Advanced Video Techs. LLC v. HTC Corp., Nos. 2016-2309, 2016-2310, 2016-2311, 2018 U.S. App. LEXIS 682 (Fed. Cir. Jan. 11, 2018) (Before Newman, O’Malley, and Reyna, J.) (Opinion for the court, Reyna, J.) (Concurring opinion, O’Malley, J.) (Dissenting opinion, Newman, J.)
U.S. Patent No. 5,781,788 (the ?788 Patent) lists three co-inventors: Woo, Li, and Hsiun. The invention was created while the co-inventors were employed by Infochips Systems. inventors Woo and Li assigned their co-ownership interests to Advanced Video, Infochip’s successor. The sole issue on appeal was whether Hsiun transferred her co-ownership interest to Advanced Video under her Employment Agreement with Infochips.
In 2011, Advanced Video filed suit against HTC for patent infringement in the Southern District of New York. The district court dismissed the suit for lack of standing, finding that Advanced Video did not have an ownership interest in the patent. In 2015, the Delaware Court of Chancery appointed a receiver to transfer any patent rights held by Advanced Video’s predecessor to Advanced Video. After the transfer, Advanced Video filed three new patent infringement suits, arguing that it acquired Ms. Hsiun’s ownership rights pursuant to three provisions in her Employment Agreement with Infochips: a will assign provision, a trust provision, and a quitclaim provision. The district again court dismissed the suits for lack of standing, finding that Ms. Hsuin was not a party, had not consented to the suits, and never transferred her ownership interest to Advanced Video. The appeal followed.
The Federal Circuit affirmed. Taken together, neither the will assign, the trust, nor the quitclaim provisions of the Employment Agreement operated to assign Ms. Hsiun’s ownership rights in the ?788 Patent to Advanced Video. First, language in the Employment Agreement that Ms. Hsuin “will assign to the Company” all her right, title, and interest in any inventions developed as an employee merely indicated a promise to assign her ownership rights in the future, not a present assignment of her rights. Second, language in the Agreement that Ms. Hsiun “will hold in trust” her ownership interests in inventions created as an employee “for the sole right and benefit of the Company” did not create an immediate trust under California law and, even if it had, Ms. Hsiun never transferred her ownership rights out of the trust to Advanced Video.
Advanced Video could have sought to enforce Ms. Hsiun’s obligation to transfer her rights under the trust by bringing an action against her, but it never did so. Additionally, as a non-consenting co-owner, Ms. Hsiun could not be involuntarily joined to the case under Federal Rule of Civil Procedure 19. Finally, language in the Agreement that Ms. Hsuin “hereby waive[s] and quitclaim[s] to the Company any and all claims” to patents assigned to the company was inoperable, because (again) Ms. Hsuin had never assigned her rights. As a result, Advanced Video never had full ownership of the ?788 Patent and lacked standing to maintain the suits.

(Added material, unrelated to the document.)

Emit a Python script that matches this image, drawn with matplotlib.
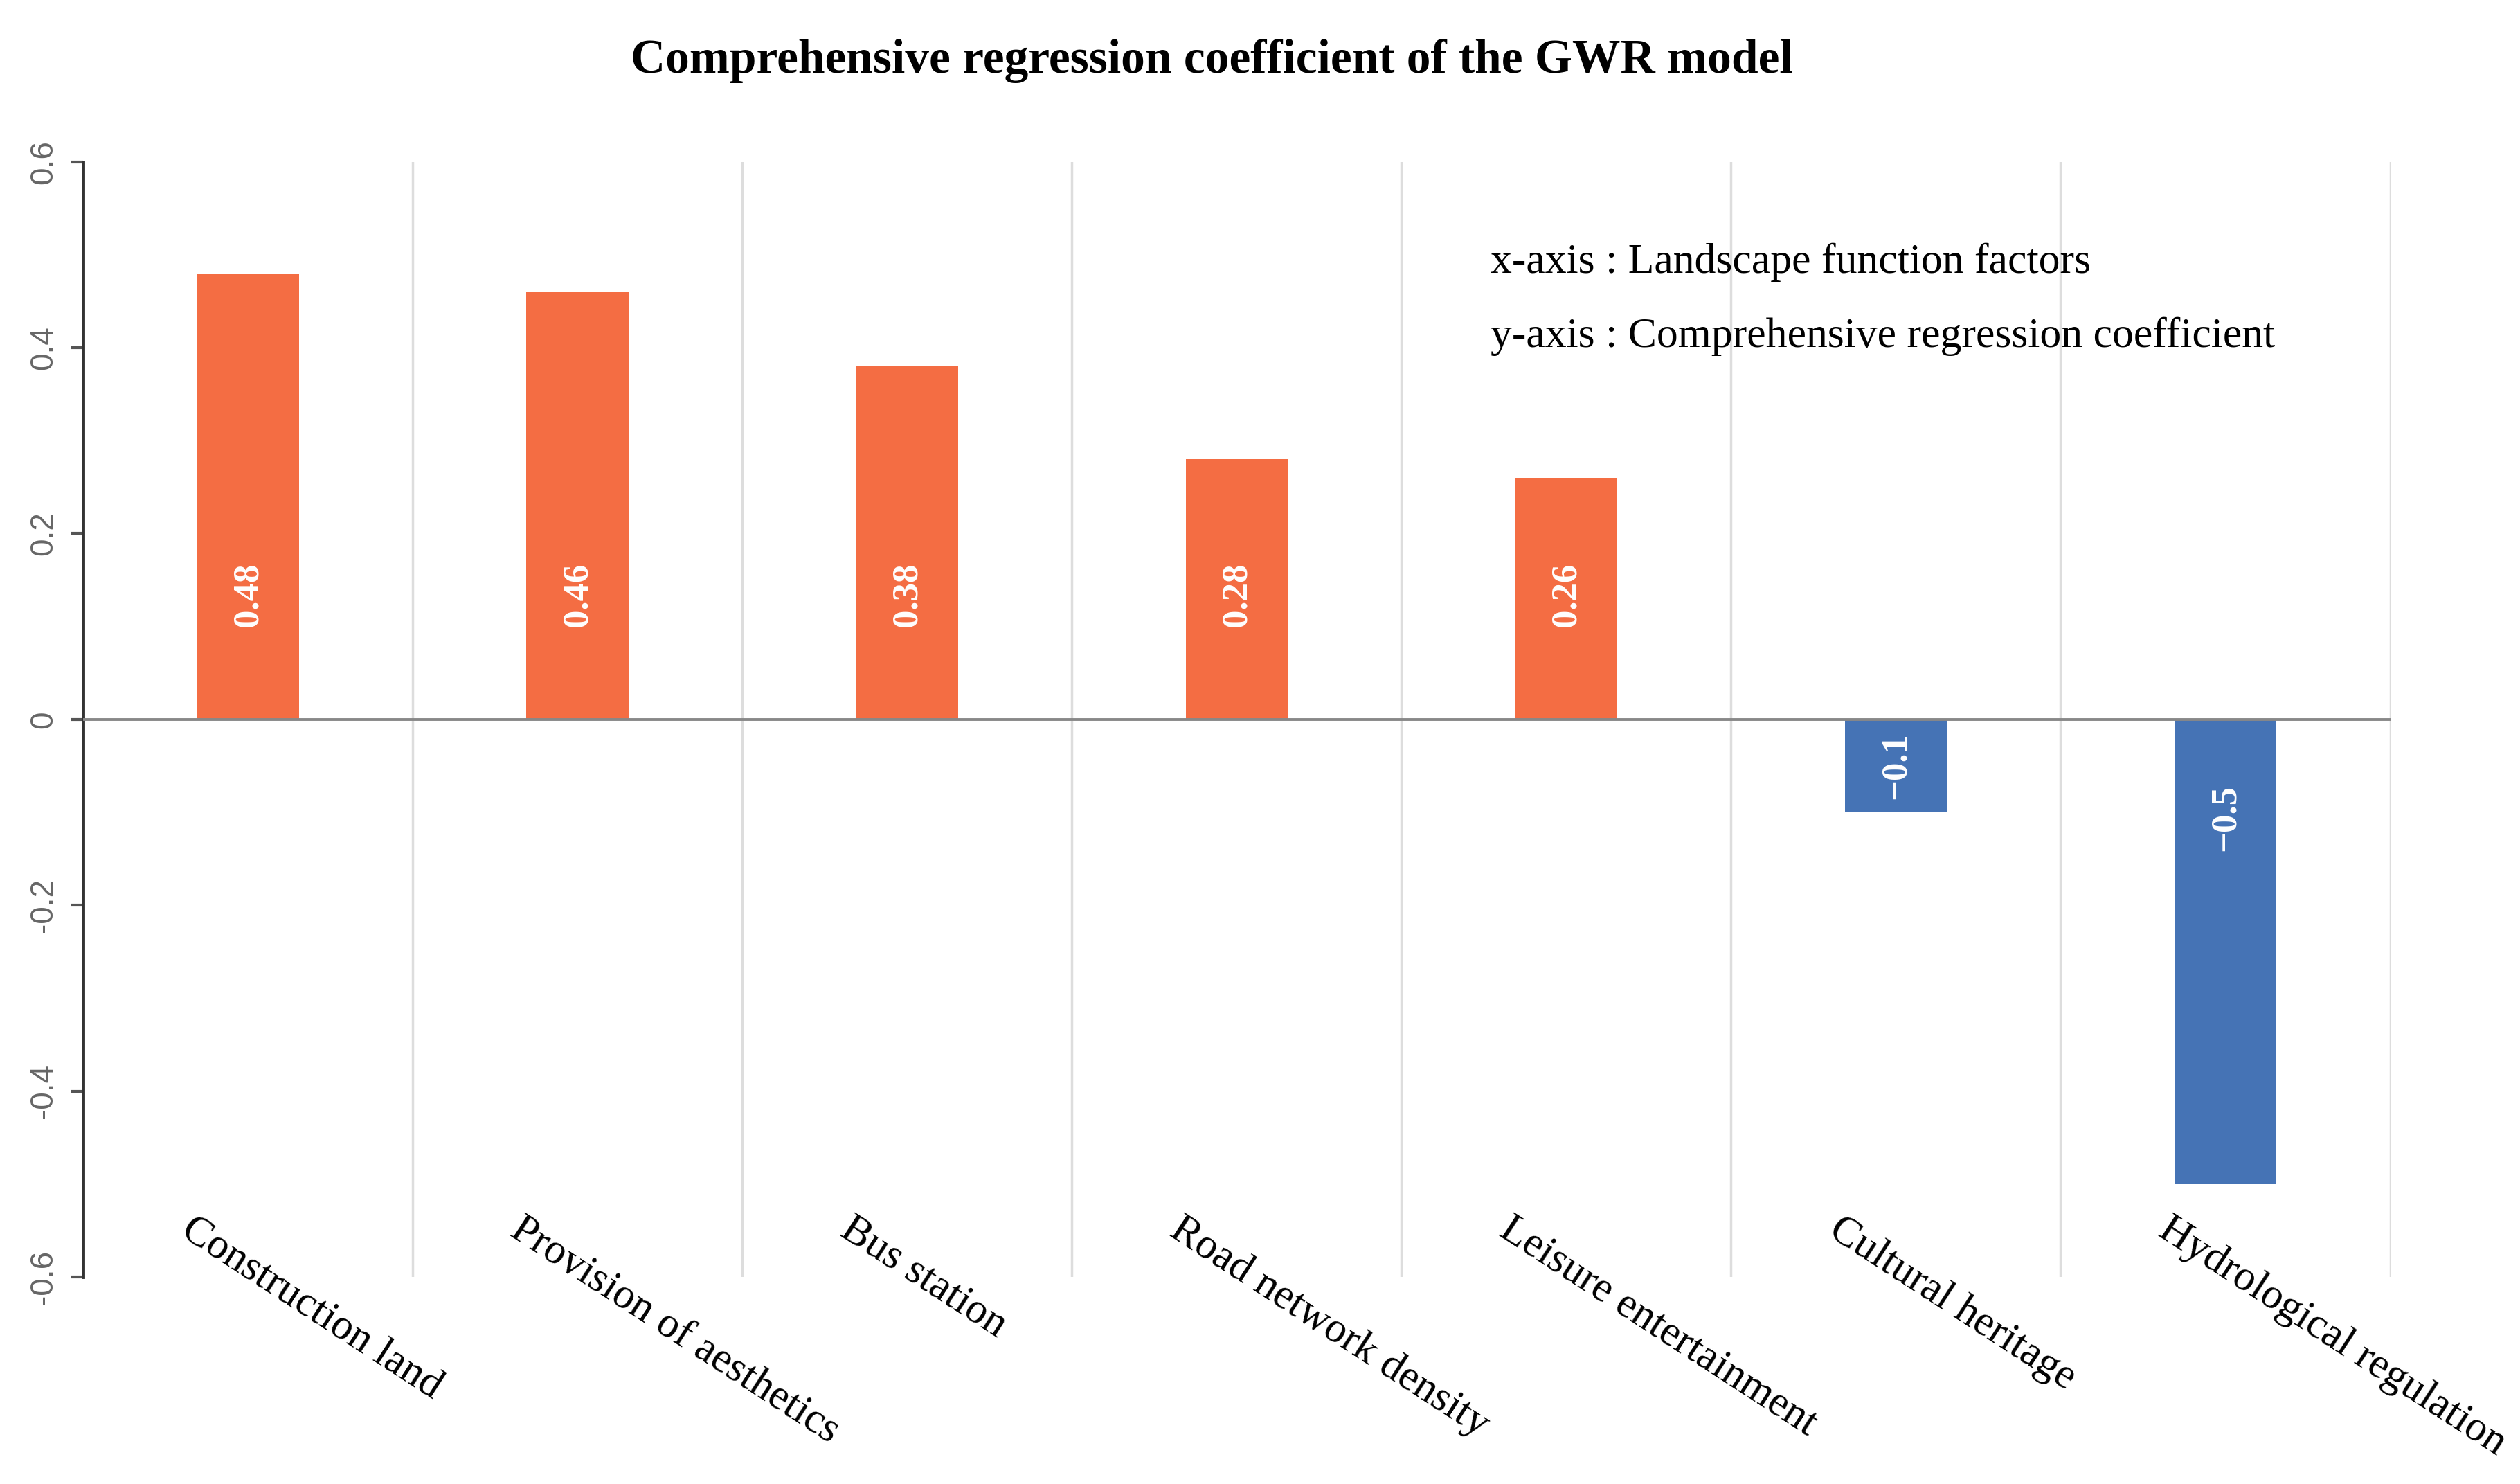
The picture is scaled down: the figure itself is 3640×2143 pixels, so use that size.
"""Comprehensive regression coefficient of the GWR model - bar chart."""

import matplotlib
matplotlib.use('Agg')
import matplotlib.pyplot as plt

#########################################################################################
# Data

categories = ['Construction land', 'Provision of aesthetics', 'Bus station',
              'Road network density', 'Leisure entertainment', 'Cultural heritage',
              'Hydrological regulation']
coefs = [0.48, 0.46, 0.38, 0.28, 0.26, -0.1, -0.5]
value_labels = ['0.48', '0.46', '0.38', '0.28', '0.26', '\u22120.1', '\u22120.5']
y_ticks = [-0.6, -0.4, -0.2, 0, 0.2, 0.4, 0.6]
y_tick_labels = ['-0.6', '-0.4', '-0.2', '0', '0.2', '0.4', '0.6']

#########################################################################################

POS_COLOR = '#F46D43'
NEG_COLOR = '#4573B5'
SERIF = 'Liberation Serif'

fig = plt.figure(figsize=(36.4, 21.43), dpi=100)
ax = fig.add_axes([0.033, 0.1395, 0.9155, 0.7515])

fig.text(0.481, 0.959, 'Comprehensive regression coefficient of the GWR model',
         ha='center', va='center', fontsize=50, fontweight='bold', family=SERIF)

xs = list(range(len(categories)))
colors = [POS_COLOR if v >= 0 else NEG_COLOR for v in coefs]
ax.bar(xs, coefs, width=0.31, color=colors, zorder=3)

# Vertical separators between categories
for i in range(len(categories)):
    ax.axvline(i + 0.5, color='#dddddd', lw=2.5, zorder=1)

# Zero line
ax.axhline(0, color='#888888', lw=2.8, zorder=4)

ax.set_xlim(-0.5, len(categories) - 0.5)
ax.set_ylim(-0.6, 0.6)

# Spines and ticks
for side in ['top', 'right', 'bottom']:
    ax.spines[side].set_visible(False)
ax.spines['left'].set_linewidth(3.5)
ax.spines['left'].set_color('#333333')

ax.set_xticks([])
ax.set_yticks(y_ticks)
ax.set_yticklabels(y_tick_labels, rotation=90, va='center', color='#666666',
                   fontsize=33, family='Liberation Sans')
ax.tick_params(axis='y', length=13, width=3, color='#555555', pad=12)

# Value labels inside the bars
for x, v, lab in zip(xs, coefs, value_labels):
    if v >= 0:
        ax.text(x, 0.134, lab, rotation=90, ha='center', va='center', color='white',
                fontsize=38, fontweight='bold', family=SERIF, zorder=5)
    else:
        ax.text(x, v * 0.14, lab, rotation=90, ha='center', va='top',
                color='white', fontsize=38, fontweight='bold', family=SERIF, zorder=5)

# Category labels, slanted
for x, name in zip(xs, categories):
    ax.text(x - 0.16, 0.06, name, transform=ax.get_xaxis_transform(), rotation=-33,
            rotation_mode='anchor', ha='left', va='top', fontsize=44, family=SERIF,
            zorder=5)

# Axis annotation
ax.text(3.77, 0.492, 'x-axis : Landscape function factors', ha='left', va='center',
        fontsize=44.5, family=SERIF, zorder=5)
ax.text(3.77, 0.412, 'y-axis : Comprehensive regression coefficient', ha='left',
        va='center', fontsize=44.5, family=SERIF, zorder=5)

fig.savefig('out.png', dpi=100, facecolor='white')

Judge O’Malley concurred that the suit must be dismissed because Advanced Video did not have full ownership of the ?788 Patent and because Ms. Hsiun was not a party to the suit. However, Judge O’Malley argued that Ms. Hsiun could be involuntarily joined to the suit under Rule 19. The Rule provides that “[a] person who is subject to service of process and whose joinder will not deprive the court of subject-matter jurisdiction must be joined as a party if in that person’s absence, the Court cannot accord complete relief among the parties.” Judge O’Malley concluded that this should apply to all cases, including patent cases. The Federal Circuit has no governing precedent and has never explained the basis for its exception, that a non-consenting co-owner of a patent cannot be joined. The Court should either clarify the basis for its rule against involuntary joinder of co-owners in patent infringement suits or hold that Rule 19 applies in patent cases.

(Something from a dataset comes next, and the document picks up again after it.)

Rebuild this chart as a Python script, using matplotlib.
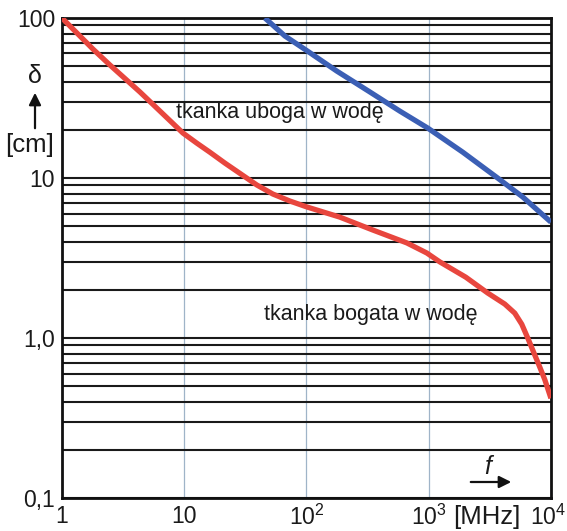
import matplotlib
matplotlib.use("Agg")
import matplotlib.pyplot as plt
import matplotlib.transforms as mtransforms
from matplotlib.patches import FancyArrowPatch
from matplotlib.ticker import LogLocator, NullFormatter, FixedLocator, FixedFormatter

plt.rcParams['font.family'] = ['Liberation Sans', 'DejaVu Sans']
plt.rcParams['mathtext.fontset'] = 'custom'
plt.rcParams['mathtext.rm'] = 'Liberation Sans'
plt.rcParams['mathtext.it'] = 'Liberation Sans:italic'

# values
# tkanka bogata w wodę (red)
f_rich = [1, 1.79, 2.47, 4.34, 6.33, 9.76, 12.7, 16.2, 21.5, 28.5, 39.3, 53.1, 73.2, 101, 187,
          349, 662, 964, 1233, 2010, 3040, 4190, 5060, 5770, 6460, 7100, 8090, 8900, 10000]
d_rich = [100, 64.0, 50.8, 34.5, 26.2, 19.1, 16.5, 14.5, 12.4, 10.7, 9.04, 7.94, 7.18, 6.59, 5.70,
          4.73, 3.93, 3.40, 2.99, 2.40, 1.91, 1.63, 1.43, 1.22, 1.0, 0.84, 0.66, 0.55, 0.42]
# tkanka uboga w wodę (blue)
f_poor = [45.7, 66.6, 98.9, 177, 330, 580, 984, 1900, 3600, 5890, 10000]
d_poor = [100, 77.2, 63.1, 46.6, 34.5, 26.2, 20.5, 14.5, 10.1, 7.6, 5.3]

x_ticks = [1, 10, 100, 1000, 10000]
x_labels = ['1', '10', r'$10^2$', r'$10^3$', r'$10^4$']
y_ticks = [0.1, 1, 10, 100]
y_labels = ['0,1', '1,0', '10', '100']

fig = plt.figure(figsize=(5.67, 5.31), dpi=100)
ax = fig.add_axes([0.1093, 0.0621, 0.8624, 0.904])
ax.set_xscale('log')
ax.set_yscale('log')
ax.set_xlim(1, 10000)
ax.set_ylim(0.1, 100)

# grid: black horizontal lines at every log step, thin bluish verticals at decades
ax.yaxis.set_minor_locator(LogLocator(base=10, subs=range(2, 10)))
ax.yaxis.set_minor_formatter(NullFormatter())
ax.xaxis.set_minor_locator(FixedLocator([]))
ax.grid(True, which='both', axis='y', color='#1a1a1a', linewidth=1.5)
ax.grid(True, which='major', axis='x', color='#9fb4c8', linewidth=0.9)
ax.set_axisbelow(True)

ax.plot(f_rich, d_rich, color='#e8463e', linewidth=3.8, solid_joinstyle='round',
        solid_capstyle='butt', zorder=3)
ax.plot(f_poor, d_poor, color='#3b5fb5', linewidth=3.8, solid_joinstyle='round',
        solid_capstyle='butt', zorder=3)

ax.xaxis.set_major_locator(FixedLocator(x_ticks))
ax.xaxis.set_major_formatter(FixedFormatter(x_labels))
ax.yaxis.set_major_locator(FixedLocator(y_ticks))
ax.yaxis.set_major_formatter(FixedFormatter(y_labels))
ax.tick_params(which='both', length=0, labelsize=16.5, colors='#1a1a1a')
ax.tick_params(axis='x', pad=5)
ax.tick_params(axis='y', pad=5)

# keep the last x label inside the picture
last = ax.get_xticklabels()[-1]
last.set_transform(last.get_transform() + mtransforms.ScaledTranslation(-3 / 100, 0, fig.dpi_scale_trans))

for s in ax.spines.values():
    s.set_linewidth(2)
    s.set_color('#111111')

# curve labels
ax.text(0.446, 0.804, 'tkanka uboga w wodę', transform=ax.transAxes, fontsize=15.5,
        ha='center', va='center', color='#1a1a1a', zorder=4)
ax.text(0.631, 0.383, 'tkanka bogata w wodę', transform=ax.transAxes, fontsize=15.5,
        ha='center', va='center', color='#1a1a1a', zorder=4)

# y axis symbol with arrow
fig.text(35 / 567, 1 - 76 / 531, 'δ', fontsize=18, ha='center', va='center', color='#1a1a1a')
fig.add_artist(FancyArrowPatch(
    (35 / 567, 1 - 131 / 531), (35 / 567, 1 - 90 / 531), transform=fig.transFigure,
    arrowstyle='-|>', mutation_scale=18, linewidth=1.6, color='#111111'))
fig.text(30 / 567, 1 - 145 / 531, '[cm]', fontsize=18.5, ha='center', va='center', color='#1a1a1a')

# x axis symbol with arrow
fig.text(490 / 567, 1 - 467 / 531, '$\\mathit{f}$', fontsize=18, ha='center', va='center', color='#1a1a1a')
fig.add_artist(FancyArrowPatch(
    (468 / 567, 1 - 482 / 531), (514 / 567, 1 - 482 / 531), transform=fig.transFigure,
    arrowstyle='-|>', mutation_scale=18, linewidth=1.6, color='#111111'))
fig.text(487 / 567, 1 - 517 / 531, '[MHz]', fontsize=18.5, ha='center', va='center', color='#1a1a1a')

fig.savefig('out.png', dpi=100, facecolor='white')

Judge Newman dissented, arguing that Advanced Video had full ownership of the ?788 Patent and standing to sue for infringement. She found that the Employment Agreement, including the will assign, trust and quitclaim provisions, demonstrated a mutual intent and understanding that any inventions created during Ms. Hsiun’s employment at Infochips would be owned by Infochips. Based on the terms of the Agreement, a separate assignment document was not necessary to assign ownership of the invention to Infochips. Judge Newman noted that Ms. Hsiun has never asserted any ownership interest in the ?788 Patent and had not objected to the infringement suits.

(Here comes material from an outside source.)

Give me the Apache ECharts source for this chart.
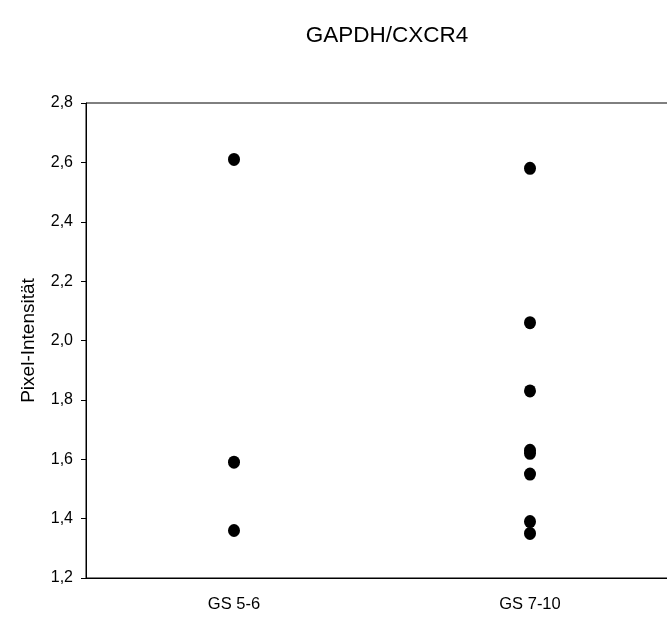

A patent infringement suit cannot be maintained unless all co-owners of the patent are parties to the suit. A non-consenting patent owner cannot be involuntarily joined to an infringement suit under Federal Rule of Civil Procedure 19. An employment agreement whereby an employee ‘will assign’ rights or holds them ‘in trust’ for a future assignment, or waives rights if they were assigned, did not transfer ownership without an actual assignment.